Kolumnen von Benedikt Weibel

Stolpern

"SUVA Kundenmagazin" 1. Oktober 2017

Es ist ein grossartiges Gefühl, wenn man nach einer schweren Tour auf dem Gipfel steht. Früh habe ich gelernt, dass man diese Freude zügeln muss. Es kommt noch der Abstieg, und der ist immer gefährlich. Wenn man dann endlich die Gefahrenzone hinter sich hat und das Seil aufrollt, ist es noch nicht vorbei. Immer wieder habe ich erlebt, dass ich beim weiteren Absteigen gerade von dem Moment an gestolpert bin. Warum? Die Konzentration ist weg, man beginnt sich auf das kalte Bier zu freuen und hängt seinen Gedanken nach.

Wandern ist der beliebteste Volkssport. Gesund, erholsam, inspirierend - und gefährlich. 2015 sind beim Wandern sind 64 Menschen tödlich verunfallt, das entspricht ziemlich genau einem Viertel der tödlich Verunfallten auf den Schweizer Strassen. Kein Zweifel: Wandern ist statistisch gesehen die gefährlichste Sportart überhaupt. Auslöser eines Unfalles beim Wandern sind praktisch immer Stolpern oder Rutschen. Die Risikofaktoren sind Sorglosigkeit, Ablenkung und mangelnde Sensibilität gegenüber den Gefahren der Bergwelt. Nasses Gras und Schneefelder sind überaus heimtückisch.
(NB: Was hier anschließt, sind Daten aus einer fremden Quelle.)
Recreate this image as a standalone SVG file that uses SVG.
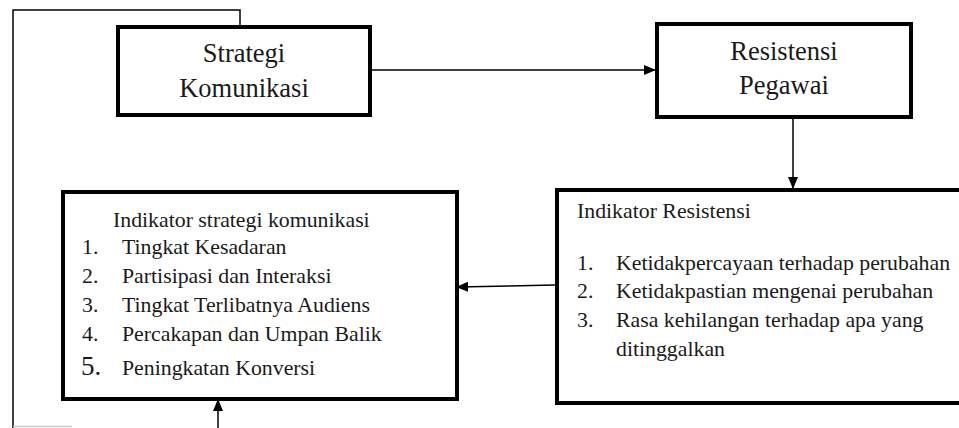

Ich bin ein leidenschaftlicher Spaziergänger. Ich freue mich an der Natur und hänge meinen Gedanken nach. Immer wieder schreibe ich Ideen auf, die mir durch den Kopf gegangen sind. Zu meiner Schande muss ich gestehen, dass ich dabei einmal gestolpert und gestürzt bin, auf einem geraden, planierten Weg.

Der Befund ist klar. Das Entscheidende spielt sich in unserem Hirn ab. Wenn ich weiss, dass Gefahr droht, dann bin ich voller Konzentration. Wenn ich sorglos bin und mich ablenken lasse, dann passiert es. Besonders gefährlich sind spontane, hastige Bewegungen. Das Risiko steigt mit zunehmendem Alter. Als junge Bergsteiger lernten wir zuerst die Disziplin „Gehen im weglosen Gelände“. Gut war, wer sich möglichst lautlos bewegte. Im vorgerückten Alter sollte man sich an die alten Bergführer halten. Deren Markenzeichen sind die Gemächlichkeit und die Regelmässigkeit.